#### GOAL OF THE EXERCISE
Don't include pictures. Quote the lines below from the first through the line that contains "const yTicks = [50, 55, 60, 65, 70, 75, 80];".

-- Begin --

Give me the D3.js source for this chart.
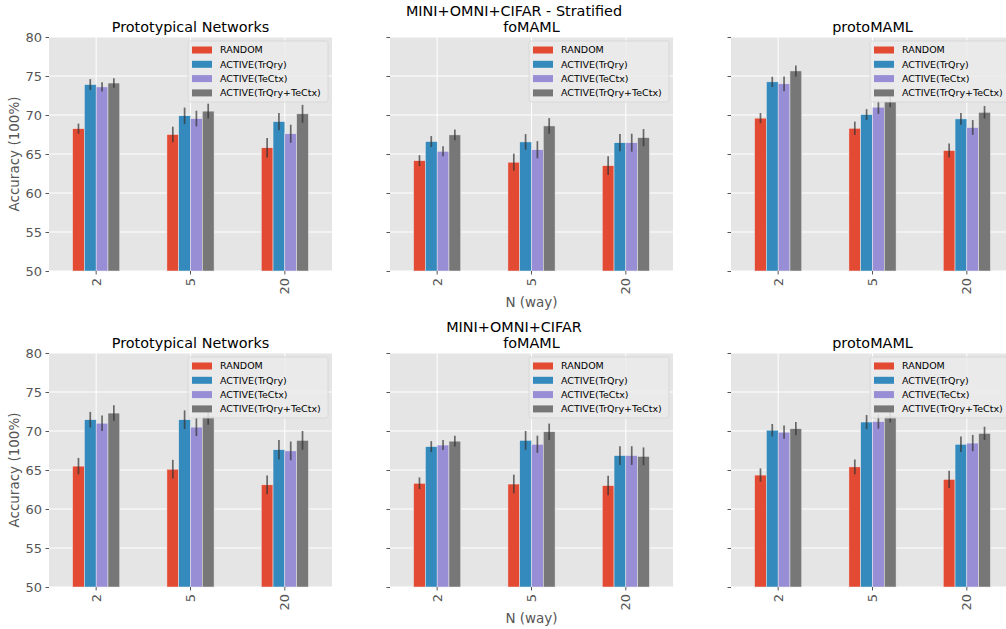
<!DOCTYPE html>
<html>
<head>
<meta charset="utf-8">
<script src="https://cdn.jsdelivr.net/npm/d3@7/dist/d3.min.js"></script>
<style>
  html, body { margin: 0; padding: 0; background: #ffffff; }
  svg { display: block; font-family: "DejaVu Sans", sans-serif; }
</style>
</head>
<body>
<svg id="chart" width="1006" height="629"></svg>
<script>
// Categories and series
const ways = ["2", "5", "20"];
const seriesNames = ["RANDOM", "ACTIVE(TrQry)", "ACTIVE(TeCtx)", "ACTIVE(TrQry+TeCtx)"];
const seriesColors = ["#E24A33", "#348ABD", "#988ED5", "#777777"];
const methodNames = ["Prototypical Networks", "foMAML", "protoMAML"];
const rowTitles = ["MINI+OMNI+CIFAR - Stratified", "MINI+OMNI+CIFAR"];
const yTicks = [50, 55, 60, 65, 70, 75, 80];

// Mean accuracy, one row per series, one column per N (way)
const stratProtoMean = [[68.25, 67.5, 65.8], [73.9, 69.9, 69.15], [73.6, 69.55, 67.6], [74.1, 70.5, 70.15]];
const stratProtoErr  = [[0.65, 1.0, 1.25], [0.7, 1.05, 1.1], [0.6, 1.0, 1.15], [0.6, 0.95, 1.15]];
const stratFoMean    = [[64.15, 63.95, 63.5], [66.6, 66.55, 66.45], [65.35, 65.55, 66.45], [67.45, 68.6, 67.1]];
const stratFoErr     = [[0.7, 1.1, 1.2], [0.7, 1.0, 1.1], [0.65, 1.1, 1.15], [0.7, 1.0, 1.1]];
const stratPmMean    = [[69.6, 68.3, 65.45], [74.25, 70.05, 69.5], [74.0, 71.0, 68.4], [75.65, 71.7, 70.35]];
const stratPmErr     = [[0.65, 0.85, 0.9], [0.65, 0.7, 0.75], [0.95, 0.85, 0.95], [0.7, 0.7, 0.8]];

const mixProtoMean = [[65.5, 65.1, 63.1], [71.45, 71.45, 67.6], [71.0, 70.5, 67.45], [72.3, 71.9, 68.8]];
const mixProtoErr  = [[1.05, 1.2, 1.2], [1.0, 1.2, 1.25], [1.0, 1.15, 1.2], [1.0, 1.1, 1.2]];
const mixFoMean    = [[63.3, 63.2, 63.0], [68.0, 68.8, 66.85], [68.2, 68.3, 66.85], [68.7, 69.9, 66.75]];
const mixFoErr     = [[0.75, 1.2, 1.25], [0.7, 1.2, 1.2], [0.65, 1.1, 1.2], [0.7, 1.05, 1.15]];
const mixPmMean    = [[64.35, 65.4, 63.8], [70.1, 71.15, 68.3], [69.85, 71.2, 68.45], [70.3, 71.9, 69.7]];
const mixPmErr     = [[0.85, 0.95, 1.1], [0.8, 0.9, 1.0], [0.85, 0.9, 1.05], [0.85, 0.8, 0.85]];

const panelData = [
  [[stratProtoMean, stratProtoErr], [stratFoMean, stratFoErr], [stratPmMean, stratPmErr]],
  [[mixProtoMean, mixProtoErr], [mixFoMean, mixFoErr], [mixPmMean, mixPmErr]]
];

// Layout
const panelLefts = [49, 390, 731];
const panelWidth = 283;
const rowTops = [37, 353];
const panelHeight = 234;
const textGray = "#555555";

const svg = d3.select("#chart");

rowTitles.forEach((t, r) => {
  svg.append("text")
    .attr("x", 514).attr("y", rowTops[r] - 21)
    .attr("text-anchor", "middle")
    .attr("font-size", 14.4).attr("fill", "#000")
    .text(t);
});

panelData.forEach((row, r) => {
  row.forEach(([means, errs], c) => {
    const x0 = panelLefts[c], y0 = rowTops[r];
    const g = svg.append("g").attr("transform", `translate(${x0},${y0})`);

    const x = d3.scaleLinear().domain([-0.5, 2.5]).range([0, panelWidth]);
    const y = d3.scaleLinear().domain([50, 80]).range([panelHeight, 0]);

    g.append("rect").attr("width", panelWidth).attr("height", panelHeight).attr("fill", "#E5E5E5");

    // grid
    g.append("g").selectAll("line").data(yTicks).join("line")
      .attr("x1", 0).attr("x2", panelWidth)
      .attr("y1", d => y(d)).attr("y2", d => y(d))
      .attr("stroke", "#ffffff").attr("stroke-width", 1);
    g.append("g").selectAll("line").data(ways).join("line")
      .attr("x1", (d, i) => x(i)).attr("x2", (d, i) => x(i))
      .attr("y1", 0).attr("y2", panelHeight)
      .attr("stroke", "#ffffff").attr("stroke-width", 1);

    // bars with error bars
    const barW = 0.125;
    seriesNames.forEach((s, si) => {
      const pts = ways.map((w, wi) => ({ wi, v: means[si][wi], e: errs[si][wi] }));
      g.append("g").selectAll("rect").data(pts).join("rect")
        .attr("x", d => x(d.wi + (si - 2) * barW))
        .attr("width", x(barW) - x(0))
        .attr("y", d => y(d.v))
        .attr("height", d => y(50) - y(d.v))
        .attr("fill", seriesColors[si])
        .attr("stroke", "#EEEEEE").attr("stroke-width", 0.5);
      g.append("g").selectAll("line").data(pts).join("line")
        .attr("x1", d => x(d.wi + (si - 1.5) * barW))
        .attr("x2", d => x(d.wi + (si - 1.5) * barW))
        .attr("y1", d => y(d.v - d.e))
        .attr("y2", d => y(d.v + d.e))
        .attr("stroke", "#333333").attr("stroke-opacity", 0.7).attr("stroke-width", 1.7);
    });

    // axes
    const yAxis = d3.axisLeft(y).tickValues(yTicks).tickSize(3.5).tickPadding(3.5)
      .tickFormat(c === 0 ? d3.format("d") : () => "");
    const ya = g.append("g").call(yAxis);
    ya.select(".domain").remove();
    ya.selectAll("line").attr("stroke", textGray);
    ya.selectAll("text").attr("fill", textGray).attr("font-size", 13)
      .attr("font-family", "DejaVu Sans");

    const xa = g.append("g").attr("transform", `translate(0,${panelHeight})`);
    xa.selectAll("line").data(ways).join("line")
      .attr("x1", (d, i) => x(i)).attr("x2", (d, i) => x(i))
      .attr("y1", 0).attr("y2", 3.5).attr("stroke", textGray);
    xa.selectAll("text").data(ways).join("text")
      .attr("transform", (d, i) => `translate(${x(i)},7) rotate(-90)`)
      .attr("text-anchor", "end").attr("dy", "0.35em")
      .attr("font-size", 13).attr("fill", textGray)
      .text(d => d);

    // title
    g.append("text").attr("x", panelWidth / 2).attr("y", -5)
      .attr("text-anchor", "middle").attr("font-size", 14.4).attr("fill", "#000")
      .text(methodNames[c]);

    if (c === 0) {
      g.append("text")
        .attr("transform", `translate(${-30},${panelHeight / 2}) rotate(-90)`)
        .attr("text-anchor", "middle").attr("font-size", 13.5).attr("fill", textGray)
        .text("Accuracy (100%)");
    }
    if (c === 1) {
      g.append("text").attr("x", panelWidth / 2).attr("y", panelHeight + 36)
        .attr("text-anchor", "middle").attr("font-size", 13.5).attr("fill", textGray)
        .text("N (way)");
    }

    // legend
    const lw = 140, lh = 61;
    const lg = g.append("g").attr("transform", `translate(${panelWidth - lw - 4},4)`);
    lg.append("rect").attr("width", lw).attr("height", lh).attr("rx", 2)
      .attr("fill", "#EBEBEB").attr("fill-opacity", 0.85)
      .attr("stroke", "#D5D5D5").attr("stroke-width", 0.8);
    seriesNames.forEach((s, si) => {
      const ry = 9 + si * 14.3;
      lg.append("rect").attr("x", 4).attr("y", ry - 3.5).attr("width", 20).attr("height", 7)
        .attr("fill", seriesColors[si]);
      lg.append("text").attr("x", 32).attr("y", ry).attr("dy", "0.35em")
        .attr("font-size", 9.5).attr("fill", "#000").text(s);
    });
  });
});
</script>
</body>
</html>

-- End --

#### SOLUTION TO THIS PROBLEM
Give me the D3.js source for this chart.
<!DOCTYPE html>
<html>
<head>
<meta charset="utf-8">
<script src="https://cdn.jsdelivr.net/npm/d3@7/dist/d3.min.js"></script>
<style>
  html, body { margin: 0; padding: 0; background: #ffffff; }
  svg { display: block; font-family: "DejaVu Sans", sans-serif; }
</style>
</head>
<body>
<svg id="chart" width="1006" height="629"></svg>
<script>
// Categories and series
const ways = ["2", "5", "20"];
const seriesNames = ["RANDOM", "ACTIVE(TrQry)", "ACTIVE(TeCtx)", "ACTIVE(TrQry+TeCtx)"];
const seriesColors = ["#E24A33", "#348ABD", "#988ED5", "#777777"];
const methodNames = ["Prototypical Networks", "foMAML", "protoMAML"];
const rowTitles = ["MINI+OMNI+CIFAR - Stratified", "MINI+OMNI+CIFAR"];
const yTicks = [50, 55, 60, 65, 70, 75, 80];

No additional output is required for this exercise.